Directive: Extract the listing below in full, unchanged.

___ Provided data ___

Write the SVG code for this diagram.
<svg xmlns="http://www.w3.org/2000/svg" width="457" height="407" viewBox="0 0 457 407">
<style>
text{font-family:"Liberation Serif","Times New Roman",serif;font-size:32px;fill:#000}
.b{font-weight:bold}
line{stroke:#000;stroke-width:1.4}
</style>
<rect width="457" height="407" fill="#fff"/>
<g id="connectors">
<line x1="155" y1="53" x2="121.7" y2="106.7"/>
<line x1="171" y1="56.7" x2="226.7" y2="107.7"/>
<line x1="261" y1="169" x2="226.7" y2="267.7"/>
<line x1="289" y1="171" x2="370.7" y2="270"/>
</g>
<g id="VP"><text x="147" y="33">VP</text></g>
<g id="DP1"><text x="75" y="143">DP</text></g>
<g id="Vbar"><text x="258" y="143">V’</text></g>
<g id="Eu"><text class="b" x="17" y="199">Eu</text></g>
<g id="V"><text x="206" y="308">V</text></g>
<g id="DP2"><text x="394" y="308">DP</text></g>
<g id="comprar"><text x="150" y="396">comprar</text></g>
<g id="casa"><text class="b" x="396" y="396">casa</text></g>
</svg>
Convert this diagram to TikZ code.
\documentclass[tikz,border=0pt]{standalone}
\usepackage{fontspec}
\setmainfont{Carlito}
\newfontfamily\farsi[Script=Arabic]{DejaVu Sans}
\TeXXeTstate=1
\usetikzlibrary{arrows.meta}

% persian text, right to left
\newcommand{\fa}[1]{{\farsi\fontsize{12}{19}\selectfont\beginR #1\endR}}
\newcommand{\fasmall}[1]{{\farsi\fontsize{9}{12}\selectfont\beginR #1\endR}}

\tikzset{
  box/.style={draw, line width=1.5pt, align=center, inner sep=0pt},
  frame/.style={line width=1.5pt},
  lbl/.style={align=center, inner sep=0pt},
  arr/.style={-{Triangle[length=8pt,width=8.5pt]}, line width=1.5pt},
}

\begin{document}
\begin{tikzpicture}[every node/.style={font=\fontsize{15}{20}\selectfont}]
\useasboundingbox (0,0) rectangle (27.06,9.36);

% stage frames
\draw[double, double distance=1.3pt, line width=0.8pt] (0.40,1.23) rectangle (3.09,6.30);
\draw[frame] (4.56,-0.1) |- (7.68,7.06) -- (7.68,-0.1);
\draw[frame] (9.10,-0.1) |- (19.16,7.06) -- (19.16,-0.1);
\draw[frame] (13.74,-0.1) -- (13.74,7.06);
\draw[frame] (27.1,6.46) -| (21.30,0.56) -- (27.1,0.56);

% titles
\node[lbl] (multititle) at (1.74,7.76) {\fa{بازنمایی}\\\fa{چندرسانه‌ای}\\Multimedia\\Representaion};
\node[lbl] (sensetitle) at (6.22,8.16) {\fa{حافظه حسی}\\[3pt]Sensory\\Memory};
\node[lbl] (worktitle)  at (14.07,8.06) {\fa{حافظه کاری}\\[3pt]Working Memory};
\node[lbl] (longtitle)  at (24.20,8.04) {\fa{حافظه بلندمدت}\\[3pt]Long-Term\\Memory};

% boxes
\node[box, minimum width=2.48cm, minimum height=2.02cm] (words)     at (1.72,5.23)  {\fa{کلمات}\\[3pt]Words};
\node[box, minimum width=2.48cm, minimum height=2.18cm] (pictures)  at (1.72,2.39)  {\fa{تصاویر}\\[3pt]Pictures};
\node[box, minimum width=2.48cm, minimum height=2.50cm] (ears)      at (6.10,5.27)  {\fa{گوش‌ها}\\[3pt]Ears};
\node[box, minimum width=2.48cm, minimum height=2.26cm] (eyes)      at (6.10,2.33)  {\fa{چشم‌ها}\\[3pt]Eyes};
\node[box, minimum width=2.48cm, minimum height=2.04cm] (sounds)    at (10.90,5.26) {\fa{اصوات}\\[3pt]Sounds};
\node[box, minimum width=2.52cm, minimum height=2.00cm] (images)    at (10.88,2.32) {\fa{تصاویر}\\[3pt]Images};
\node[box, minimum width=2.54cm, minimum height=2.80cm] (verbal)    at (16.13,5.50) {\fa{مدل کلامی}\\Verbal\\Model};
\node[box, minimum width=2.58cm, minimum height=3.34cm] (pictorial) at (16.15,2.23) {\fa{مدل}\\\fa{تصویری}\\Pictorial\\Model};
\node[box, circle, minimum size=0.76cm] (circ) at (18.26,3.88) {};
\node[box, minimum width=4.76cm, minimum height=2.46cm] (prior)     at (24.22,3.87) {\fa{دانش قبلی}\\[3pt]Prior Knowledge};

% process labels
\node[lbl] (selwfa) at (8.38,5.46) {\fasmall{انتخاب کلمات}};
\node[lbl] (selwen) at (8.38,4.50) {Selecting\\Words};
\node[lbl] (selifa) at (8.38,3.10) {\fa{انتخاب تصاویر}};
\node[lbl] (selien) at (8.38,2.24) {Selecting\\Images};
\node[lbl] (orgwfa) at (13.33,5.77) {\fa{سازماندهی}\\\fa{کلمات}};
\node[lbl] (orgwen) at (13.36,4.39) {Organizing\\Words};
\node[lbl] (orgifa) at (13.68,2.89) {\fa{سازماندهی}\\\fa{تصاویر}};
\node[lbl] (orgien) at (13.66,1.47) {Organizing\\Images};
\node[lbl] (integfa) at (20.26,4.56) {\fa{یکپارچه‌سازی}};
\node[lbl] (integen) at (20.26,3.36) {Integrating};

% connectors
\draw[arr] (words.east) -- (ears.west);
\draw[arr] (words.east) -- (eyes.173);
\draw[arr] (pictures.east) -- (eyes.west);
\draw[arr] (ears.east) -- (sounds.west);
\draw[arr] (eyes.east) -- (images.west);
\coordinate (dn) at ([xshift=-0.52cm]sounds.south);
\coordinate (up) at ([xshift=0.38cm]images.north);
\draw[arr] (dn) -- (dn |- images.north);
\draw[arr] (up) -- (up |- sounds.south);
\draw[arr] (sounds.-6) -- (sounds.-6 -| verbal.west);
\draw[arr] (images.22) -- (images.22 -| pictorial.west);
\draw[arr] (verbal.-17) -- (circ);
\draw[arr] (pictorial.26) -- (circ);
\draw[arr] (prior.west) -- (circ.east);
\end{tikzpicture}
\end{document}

___

Full solution:
Write the SVG code for this diagram.
<svg xmlns="http://www.w3.org/2000/svg" width="457" height="407" viewBox="0 0 457 407">
<style>
text{font-family:"Liberation Serif","Times New Roman",serif;font-size:32px;fill:#000}
.b{font-weight:bold}
line{stroke:#000;stroke-width:1.4}
</style>
<rect width="457" height="407" fill="#fff"/>
<g id="connectors">
<line x1="155" y1="53" x2="121.7" y2="106.7"/>
<line x1="171" y1="56.7" x2="226.7" y2="107.7"/>
<line x1="261" y1="169" x2="226.7" y2="267.7"/>
<line x1="289" y1="171" x2="370.7" y2="270"/>
</g>
<g id="VP"><text x="147" y="33">VP</text></g>
<g id="DP1"><text x="75" y="143">DP</text></g>
<g id="Vbar"><text x="258" y="143">V’</text></g>
<g id="Eu"><text class="b" x="17" y="199">Eu</text></g>
<g id="V"><text x="206" y="308">V</text></g>
<g id="DP2"><text x="394" y="308">DP</text></g>
<g id="comprar"><text x="150" y="396">comprar</text></g>
<g id="casa"><text class="b" x="396" y="396">casa</text></g>
</svg>
Convert this diagram to TikZ code.
\documentclass[tikz,border=0pt]{standalone}
\usepackage{fontspec}
\setmainfont{Carlito}
\newfontfamily\farsi[Script=Arabic]{DejaVu Sans}
\TeXXeTstate=1
\usetikzlibrary{arrows.meta}

% persian text, right to left
\newcommand{\fa}[1]{{\farsi\fontsize{12}{19}\selectfont\beginR #1\endR}}
\newcommand{\fasmall}[1]{{\farsi\fontsize{9}{12}\selectfont\beginR #1\endR}}

\tikzset{
  box/.style={draw, line width=1.5pt, align=center, inner sep=0pt},
  frame/.style={line width=1.5pt},
  lbl/.style={align=center, inner sep=0pt},
  arr/.style={-{Triangle[length=8pt,width=8.5pt]}, line width=1.5pt},
}

\begin{document}
\begin{tikzpicture}[every node/.style={font=\fontsize{15}{20}\selectfont}]
\useasboundingbox (0,0) rectangle (27.06,9.36);

% stage frames
\draw[double, double distance=1.3pt, line width=0.8pt] (0.40,1.23) rectangle (3.09,6.30);
\draw[frame] (4.56,-0.1) |- (7.68,7.06) -- (7.68,-0.1);
\draw[frame] (9.10,-0.1) |- (19.16,7.06) -- (19.16,-0.1);
\draw[frame] (13.74,-0.1) -- (13.74,7.06);
\draw[frame] (27.1,6.46) -| (21.30,0.56) -- (27.1,0.56);

% titles
\node[lbl] (multititle) at (1.74,7.76) {\fa{بازنمایی}\\\fa{چندرسانه‌ای}\\Multimedia\\Representaion};
\node[lbl] (sensetitle) at (6.22,8.16) {\fa{حافظه حسی}\\[3pt]Sensory\\Memory};
\node[lbl] (worktitle)  at (14.07,8.06) {\fa{حافظه کاری}\\[3pt]Working Memory};
\node[lbl] (longtitle)  at (24.20,8.04) {\fa{حافظه بلندمدت}\\[3pt]Long-Term\\Memory};

% boxes
\node[box, minimum width=2.48cm, minimum height=2.02cm] (words)     at (1.72,5.23)  {\fa{کلمات}\\[3pt]Words};
\node[box, minimum width=2.48cm, minimum height=2.18cm] (pictures)  at (1.72,2.39)  {\fa{تصاویر}\\[3pt]Pictures};
\node[box, minimum width=2.48cm, minimum height=2.50cm] (ears)      at (6.10,5.27)  {\fa{گوش‌ها}\\[3pt]Ears};
\node[box, minimum width=2.48cm, minimum height=2.26cm] (eyes)      at (6.10,2.33)  {\fa{چشم‌ها}\\[3pt]Eyes};
\node[box, minimum width=2.48cm, minimum height=2.04cm] (sounds)    at (10.90,5.26) {\fa{اصوات}\\[3pt]Sounds};
\node[box, minimum width=2.52cm, minimum height=2.00cm] (images)    at (10.88,2.32) {\fa{تصاویر}\\[3pt]Images};
\node[box, minimum width=2.54cm, minimum height=2.80cm] (verbal)    at (16.13,5.50) {\fa{مدل کلامی}\\Verbal\\Model};
\node[box, minimum width=2.58cm, minimum height=3.34cm] (pictorial) at (16.15,2.23) {\fa{مدل}\\\fa{تصویری}\\Pictorial\\Model};
\node[box, circle, minimum size=0.76cm] (circ) at (18.26,3.88) {};
\node[box, minimum width=4.76cm, minimum height=2.46cm] (prior)     at (24.22,3.87) {\fa{دانش قبلی}\\[3pt]Prior Knowledge};

% process labels
\node[lbl] (selwfa) at (8.38,5.46) {\fasmall{انتخاب کلمات}};
\node[lbl] (selwen) at (8.38,4.50) {Selecting\\Words};
\node[lbl] (selifa) at (8.38,3.10) {\fa{انتخاب تصاویر}};
\node[lbl] (selien) at (8.38,2.24) {Selecting\\Images};
\node[lbl] (orgwfa) at (13.33,5.77) {\fa{سازماندهی}\\\fa{کلمات}};
\node[lbl] (orgwen) at (13.36,4.39) {Organizing\\Words};
\node[lbl] (orgifa) at (13.68,2.89) {\fa{سازماندهی}\\\fa{تصاویر}};
\node[lbl] (orgien) at (13.66,1.47) {Organizing\\Images};
\node[lbl] (integfa) at (20.26,4.56) {\fa{یکپارچه‌سازی}};
\node[lbl] (integen) at (20.26,3.36) {Integrating};

% connectors
\draw[arr] (words.east) -- (ears.west);
\draw[arr] (words.east) -- (eyes.173);
\draw[arr] (pictures.east) -- (eyes.west);
\draw[arr] (ears.east) -- (sounds.west);
\draw[arr] (eyes.east) -- (images.west);
\coordinate (dn) at ([xshift=-0.52cm]sounds.south);
\coordinate (up) at ([xshift=0.38cm]images.north);
\draw[arr] (dn) -- (dn |- images.north);
\draw[arr] (up) -- (up |- sounds.south);
\draw[arr] (sounds.-6) -- (sounds.-6 -| verbal.west);
\draw[arr] (images.22) -- (images.22 -| pictorial.west);
\draw[arr] (verbal.-17) -- (circ);
\draw[arr] (pictorial.26) -- (circ);
\draw[arr] (prior.west) -- (circ.east);
\end{tikzpicture}
\end{document}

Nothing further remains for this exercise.